THE EXERCISE:
Tally the lines of the listing that contain the string "matplotlib". Give the number and nothing else.

MATERIAL SUPPLIED:

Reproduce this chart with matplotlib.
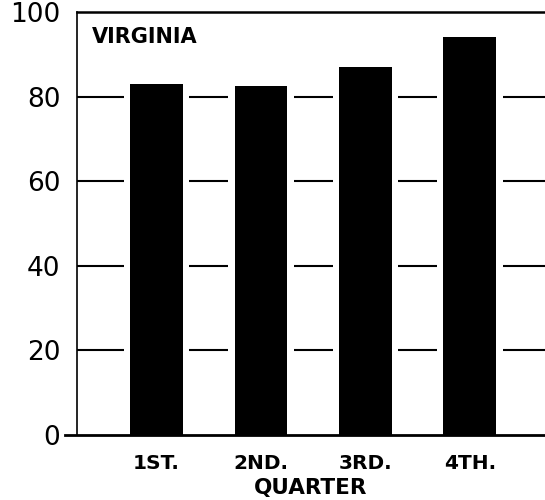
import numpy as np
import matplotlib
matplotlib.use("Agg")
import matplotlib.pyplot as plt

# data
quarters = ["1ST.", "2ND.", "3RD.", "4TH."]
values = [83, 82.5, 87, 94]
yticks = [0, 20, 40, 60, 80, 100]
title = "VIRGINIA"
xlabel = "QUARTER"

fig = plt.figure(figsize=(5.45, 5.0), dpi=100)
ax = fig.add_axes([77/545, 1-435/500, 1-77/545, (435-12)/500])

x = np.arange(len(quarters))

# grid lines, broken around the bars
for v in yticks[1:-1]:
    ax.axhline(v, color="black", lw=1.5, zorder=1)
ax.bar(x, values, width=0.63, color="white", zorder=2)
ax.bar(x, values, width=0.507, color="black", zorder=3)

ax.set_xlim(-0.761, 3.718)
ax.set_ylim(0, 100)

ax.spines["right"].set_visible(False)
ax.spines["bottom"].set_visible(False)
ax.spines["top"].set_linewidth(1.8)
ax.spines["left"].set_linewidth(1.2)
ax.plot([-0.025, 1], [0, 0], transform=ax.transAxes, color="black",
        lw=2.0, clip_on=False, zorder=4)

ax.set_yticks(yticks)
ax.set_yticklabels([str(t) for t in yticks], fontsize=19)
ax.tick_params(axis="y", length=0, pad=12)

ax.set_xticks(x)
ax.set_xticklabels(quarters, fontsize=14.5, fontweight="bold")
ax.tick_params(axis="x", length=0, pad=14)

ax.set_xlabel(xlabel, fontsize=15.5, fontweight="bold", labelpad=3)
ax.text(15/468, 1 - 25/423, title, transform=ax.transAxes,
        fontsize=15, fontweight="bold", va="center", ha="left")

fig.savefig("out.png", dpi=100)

---

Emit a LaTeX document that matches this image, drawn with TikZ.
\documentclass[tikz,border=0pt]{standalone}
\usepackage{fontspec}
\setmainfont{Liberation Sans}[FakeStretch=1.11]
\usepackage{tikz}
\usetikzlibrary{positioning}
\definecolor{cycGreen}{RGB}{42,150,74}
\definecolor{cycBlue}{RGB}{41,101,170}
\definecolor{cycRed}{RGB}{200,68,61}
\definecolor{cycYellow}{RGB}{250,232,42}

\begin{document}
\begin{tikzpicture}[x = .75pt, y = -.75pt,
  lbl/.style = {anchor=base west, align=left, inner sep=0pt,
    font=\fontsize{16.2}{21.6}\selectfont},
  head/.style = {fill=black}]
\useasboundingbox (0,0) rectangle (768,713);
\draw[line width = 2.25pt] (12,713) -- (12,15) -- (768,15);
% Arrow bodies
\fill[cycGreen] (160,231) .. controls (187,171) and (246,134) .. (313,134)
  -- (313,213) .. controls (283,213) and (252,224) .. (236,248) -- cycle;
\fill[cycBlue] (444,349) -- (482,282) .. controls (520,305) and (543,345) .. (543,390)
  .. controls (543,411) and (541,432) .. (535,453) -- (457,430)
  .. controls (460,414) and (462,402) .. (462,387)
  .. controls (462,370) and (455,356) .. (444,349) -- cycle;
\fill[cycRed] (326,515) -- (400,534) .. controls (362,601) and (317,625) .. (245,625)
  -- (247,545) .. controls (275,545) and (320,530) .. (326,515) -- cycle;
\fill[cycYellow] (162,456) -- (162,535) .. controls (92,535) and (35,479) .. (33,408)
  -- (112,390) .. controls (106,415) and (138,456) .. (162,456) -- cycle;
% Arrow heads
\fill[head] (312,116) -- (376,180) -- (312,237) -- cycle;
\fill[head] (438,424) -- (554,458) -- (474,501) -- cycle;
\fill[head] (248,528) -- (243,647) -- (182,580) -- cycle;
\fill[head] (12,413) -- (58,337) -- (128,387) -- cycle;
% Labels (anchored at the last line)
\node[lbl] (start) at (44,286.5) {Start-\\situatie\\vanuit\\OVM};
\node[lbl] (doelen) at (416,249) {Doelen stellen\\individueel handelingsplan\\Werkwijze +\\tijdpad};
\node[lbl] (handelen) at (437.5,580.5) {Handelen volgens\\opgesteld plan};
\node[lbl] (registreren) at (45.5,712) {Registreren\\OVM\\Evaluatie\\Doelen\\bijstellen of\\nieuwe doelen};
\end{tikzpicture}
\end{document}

SOLUTION TO THIS TASK:
4